Jasmina Tumbas (PhD, Art History, Duke University) is an Assistant Professor of Contemporary Art History & Performance Studies in the Department of Global Gender and Sexuality Studies at the University at Buffalo. Her teaching and research fields focus on modern and contemporary art history and theory, histories and theories of performance, body and conceptual art, art and activism, feminist art, critical theory, and contemporary East European art history. She is currently finishing her first book, “I Am Jugoslovenka!” Feminist Performance Politics During & After Yugoslav Socialism, and is also working on a second manuscript, On Gender Violence and Nationalism In Europe: Feminist Art and Resistance Beyond Citizenship. Her research has appeared inArtMargins, Camera Obscura: Feminism, Culture, and Media Studies, Art Monthly, Art in America, ASAP Journal, and Art and Documentation, and in the anthologies Shifting Corporealities in Contemporary Performance, Performance Art in the Second Public Sphere, Making Another World Possible – 10 Creative Time Summits, and Aktionskunst jenseits des Eisernen Vorhangs. Künstlerische Kritik in Zeiten politischer Repression.

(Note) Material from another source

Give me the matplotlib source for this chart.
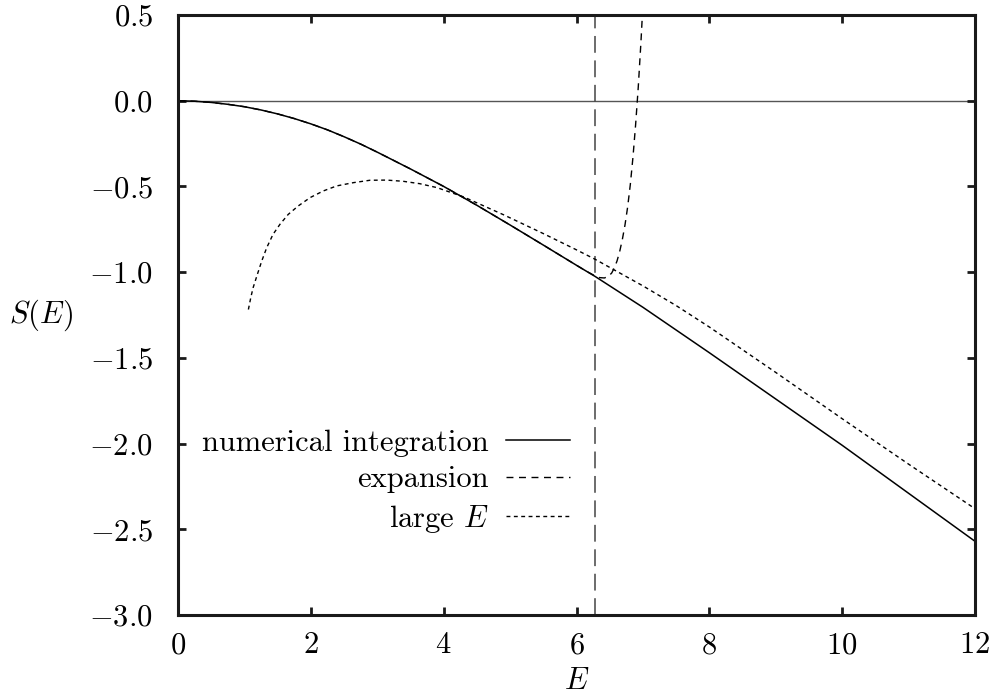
import matplotlib
matplotlib.use("Agg")
import matplotlib.pyplot as plt

plt.rcParams['font.family'] = ['cmr10', 'DejaVu Serif']
plt.rcParams['mathtext.fontset'] = 'cm'
plt.rcParams['axes.unicode_minus'] = False

# numerical integration
E_num = [0.0, 0.25, 0.5, 0.75, 1.0, 1.25, 1.5, 1.75, 2.0, 2.25, 2.5, 2.75, 3.0, 3.5, 4.0, 4.5, 5.0, 5.5, 6.0, 6.28, 7.0, 8.0, 9.0, 10.0, 11.0, 12.0]
S_num = [0.0, -0.003, -0.010, -0.021, -0.035, -0.054, -0.077, -0.104, -0.135, -0.170, -0.210, -0.253, -0.300, -0.398, -0.500, -0.610, -0.725, -0.842, -0.960, -1.025, -1.205, -1.470, -1.740, -2.010, -2.290, -2.570]

# expansion
E_exp = [0.0, 0.25, 0.5, 0.75, 1.0, 1.25, 1.5, 1.75, 2.0, 2.25, 2.5, 2.75, 3.0, 3.5, 4.0, 4.5, 5.0, 5.5, 6.0, 6.15, 6.28, 6.35, 6.42, 6.48, 6.53, 6.57, 6.61, 6.65, 6.69, 6.73, 6.77, 6.81, 6.85, 6.89, 6.93, 6.97, 7.0]
S_exp = [0.0, -0.003, -0.010, -0.021, -0.035, -0.054, -0.077, -0.104, -0.135, -0.170, -0.210, -0.253, -0.300, -0.398, -0.500, -0.610, -0.725, -0.842, -0.960, -0.995, -1.022, -1.032, -1.034, -1.025, -1.005, -0.975, -0.935, -0.88, -0.81, -0.725, -0.62, -0.49, -0.33, -0.14, 0.08, 0.34, 0.56]

# large E
E_big = [1.06, 1.095, 1.13, 1.195, 1.26, 1.335, 1.43, 1.535, 1.66, 1.81, 1.99, 2.19, 2.39, 2.64, 2.89, 3.14, 3.39, 3.64, 3.90, 4.30, 4.9, 5.5, 6.0, 6.28, 7.0, 7.5, 8.0, 9.0, 10.0, 11.0, 12.0]
S_big = [-1.218, -1.150, -1.092, -1.013, -0.936, -0.858, -0.780, -0.721, -0.663, -0.614, -0.565, -0.526, -0.497, -0.478, -0.464, -0.463, -0.470, -0.484, -0.507, -0.561, -0.665, -0.775, -0.870, -0.925, -1.080, -1.195, -1.320, -1.585, -1.855, -2.120, -2.380]

E_vline = 6.28

xticks = [0, 2, 4, 6, 8, 10, 12]
yticks = [0.5, 0.0, -0.5, -1.0, -1.5, -2.0, -2.5, -3.0]

fig = plt.figure(figsize=(9.91, 6.98), dpi=100)
ax = fig.add_axes([178/991, 1 - 615/698, (975 - 178)/991, 600/698])

ax.axhline(0.0, color='#555555', lw=1.0, zorder=1)
ax.axvline(E_vline, color='#444444', lw=1.1, dashes=(11, 5), zorder=1)

ln1, = ax.plot(E_num, S_num, color='black', lw=1.1, label='numerical integration')
ln2, = ax.plot(E_exp, S_exp, color='black', lw=1.0, dashes=(5, 4), label='expansion')
ln3, = ax.plot(E_big, S_big, color='black', lw=1.0, dashes=(2.8, 2.5), label='large $E$')

ax.set_xlim(0, 12)
ax.set_ylim(-3.0, 0.5)
ax.set_xticks(xticks)
ax.set_xticklabels([f'${t}$' for t in xticks])
ax.set_yticks(yticks)
ax.set_yticklabels([f'${t:.1f}$' for t in yticks])

for s in ax.spines.values():
    s.set_linewidth(2.2)
    s.set_color('#1a1a1a')

ax.tick_params(axis='both', which='major', direction='in', length=6, width=2,
               top=True, right=True, labelsize=22, color='#1a1a1a')
ax.tick_params(axis='x', pad=12)
ax.tick_params(axis='y', pad=18)

ax.set_xlabel('$E$', fontsize=22, labelpad=6)
ax.set_ylabel('$S(E)$', fontsize=22, rotation=0, ha='center', va='center')
ax.yaxis.set_label_coords(-0.172, 0.5)

leg = ax.legend(handles=[ln1, ln2, ln3], loc='center right',
                bbox_to_anchor=((570 - 178) / 797, (615 - 482) / 600),
                frameon=False, markerfirst=False, fontsize=22, handlelength=2.1,
                handletextpad=0.55, labelspacing=0.3, borderpad=0, borderaxespad=0)
leg._legend_box.align = 'right'

fig.savefig('out.png', dpi=100)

This exhibition is part of Punctures: Textiles in Digital and Material Time. Consisting of three exhibitions and public programs that weave into each other, Punctures features artists who are invested in the intersections and history of textile practices, media art, and critical and liberatory politics, including trans fashion and domesticity; gendered and immigrant labor under global racial capitalism; Gelede women’s commemoration, protest and power as represented in textile work; speculative future-casting through Oglala Lakota knowledge systems, and more. The exhibition features installations by Betty Yu, Cecilia Vicuña, Charlie Best, Eniola Dawodu, Kite, and Sabrina Gschwandtner, performances by Charlie Best, Jodi Lynn Maracle, and Kite, and screenings of work by Jodie Mack, Pat Ferrero, Sabrina Gschwandtner, and Wang Bing. Punctures design by Kelly Walters.